§ WORK TO COMPLETE: The listing below should be printed exactly, every line of it. Skip the pictures.

Start SUPPLIED INFORMATION

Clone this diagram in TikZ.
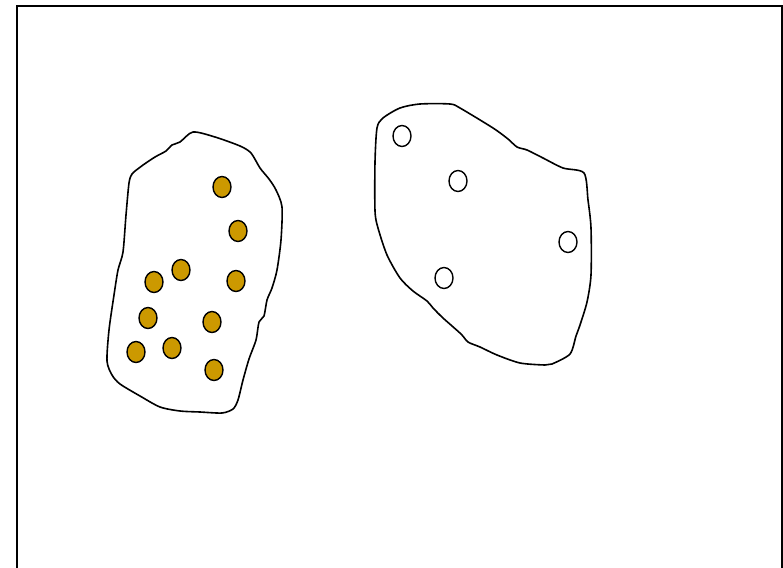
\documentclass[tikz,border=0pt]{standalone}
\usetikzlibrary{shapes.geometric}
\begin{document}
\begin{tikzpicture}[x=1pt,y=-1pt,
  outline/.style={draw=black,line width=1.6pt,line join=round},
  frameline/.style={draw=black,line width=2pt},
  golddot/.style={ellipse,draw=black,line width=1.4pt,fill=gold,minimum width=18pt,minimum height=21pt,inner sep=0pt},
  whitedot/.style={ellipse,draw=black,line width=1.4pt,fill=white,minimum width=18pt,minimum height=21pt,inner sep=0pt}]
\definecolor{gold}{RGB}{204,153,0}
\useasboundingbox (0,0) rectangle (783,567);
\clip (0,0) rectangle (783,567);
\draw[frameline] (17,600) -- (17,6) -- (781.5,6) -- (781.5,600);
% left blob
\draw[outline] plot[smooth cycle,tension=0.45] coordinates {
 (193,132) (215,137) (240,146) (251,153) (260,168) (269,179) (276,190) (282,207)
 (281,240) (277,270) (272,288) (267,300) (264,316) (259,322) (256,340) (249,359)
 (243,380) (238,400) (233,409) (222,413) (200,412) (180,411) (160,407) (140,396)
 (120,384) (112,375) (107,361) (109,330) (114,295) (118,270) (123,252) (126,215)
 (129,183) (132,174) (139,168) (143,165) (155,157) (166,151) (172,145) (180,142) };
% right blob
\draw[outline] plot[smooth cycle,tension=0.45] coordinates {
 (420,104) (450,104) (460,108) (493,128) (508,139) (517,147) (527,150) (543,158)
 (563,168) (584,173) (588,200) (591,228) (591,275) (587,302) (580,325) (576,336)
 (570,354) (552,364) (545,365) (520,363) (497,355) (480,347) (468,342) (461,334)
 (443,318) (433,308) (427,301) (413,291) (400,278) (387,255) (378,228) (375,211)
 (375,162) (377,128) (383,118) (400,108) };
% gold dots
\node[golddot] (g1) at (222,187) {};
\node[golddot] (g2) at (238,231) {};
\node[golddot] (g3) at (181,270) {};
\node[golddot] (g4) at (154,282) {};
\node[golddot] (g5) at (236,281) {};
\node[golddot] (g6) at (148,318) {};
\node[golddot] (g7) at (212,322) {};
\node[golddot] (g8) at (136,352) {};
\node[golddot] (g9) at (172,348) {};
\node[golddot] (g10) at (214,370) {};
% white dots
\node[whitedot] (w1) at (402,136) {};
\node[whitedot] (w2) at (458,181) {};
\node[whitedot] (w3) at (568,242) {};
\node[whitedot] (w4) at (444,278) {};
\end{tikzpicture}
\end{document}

End SUPPLIED INFORMATION

§ THE SOLUTION:
Clone this diagram in TikZ.
\documentclass[tikz,border=0pt]{standalone}
\usetikzlibrary{shapes.geometric}
\begin{document}
\begin{tikzpicture}[x=1pt,y=-1pt,
  outline/.style={draw=black,line width=1.6pt,line join=round},
  frameline/.style={draw=black,line width=2pt},
  golddot/.style={ellipse,draw=black,line width=1.4pt,fill=gold,minimum width=18pt,minimum height=21pt,inner sep=0pt},
  whitedot/.style={ellipse,draw=black,line width=1.4pt,fill=white,minimum width=18pt,minimum height=21pt,inner sep=0pt}]
\definecolor{gold}{RGB}{204,153,0}
\useasboundingbox (0,0) rectangle (783,567);
\clip (0,0) rectangle (783,567);
\draw[frameline] (17,600) -- (17,6) -- (781.5,6) -- (781.5,600);
% left blob
\draw[outline] plot[smooth cycle,tension=0.45] coordinates {
 (193,132) (215,137) (240,146) (251,153) (260,168) (269,179) (276,190) (282,207)
 (281,240) (277,270) (272,288) (267,300) (264,316) (259,322) (256,340) (249,359)
 (243,380) (238,400) (233,409) (222,413) (200,412) (180,411) (160,407) (140,396)
 (120,384) (112,375) (107,361) (109,330) (114,295) (118,270) (123,252) (126,215)
 (129,183) (132,174) (139,168) (143,165) (155,157) (166,151) (172,145) (180,142) };
% right blob
\draw[outline] plot[smooth cycle,tension=0.45] coordinates {
 (420,104) (450,104) (460,108) (493,128) (508,139) (517,147) (527,150) (543,158)
 (563,168) (584,173) (588,200) (591,228) (591,275) (587,302) (580,325) (576,336)
 (570,354) (552,364) (545,365) (520,363) (497,355) (480,347) (468,342) (461,334)
 (443,318) (433,308) (427,301) (413,291) (400,278) (387,255) (378,228) (375,211)
 (375,162) (377,128) (383,118) (400,108) };
% gold dots
\node[golddot] (g1) at (222,187) {};
\node[golddot] (g2) at (238,231) {};
\node[golddot] (g3) at (181,270) {};
\node[golddot] (g4) at (154,282) {};
\node[golddot] (g5) at (236,281) {};
\node[golddot] (g6) at (148,318) {};
\node[golddot] (g7) at (212,322) {};
\node[golddot] (g8) at (136,352) {};
\node[golddot] (g9) at (172,348) {};
\node[golddot] (g10) at (214,370) {};
% white dots
\node[whitedot] (w1) at (402,136) {};
\node[whitedot] (w2) at (458,181) {};
\node[whitedot] (w3) at (568,242) {};
\node[whitedot] (w4) at (444,278) {};
\end{tikzpicture}
\end{document}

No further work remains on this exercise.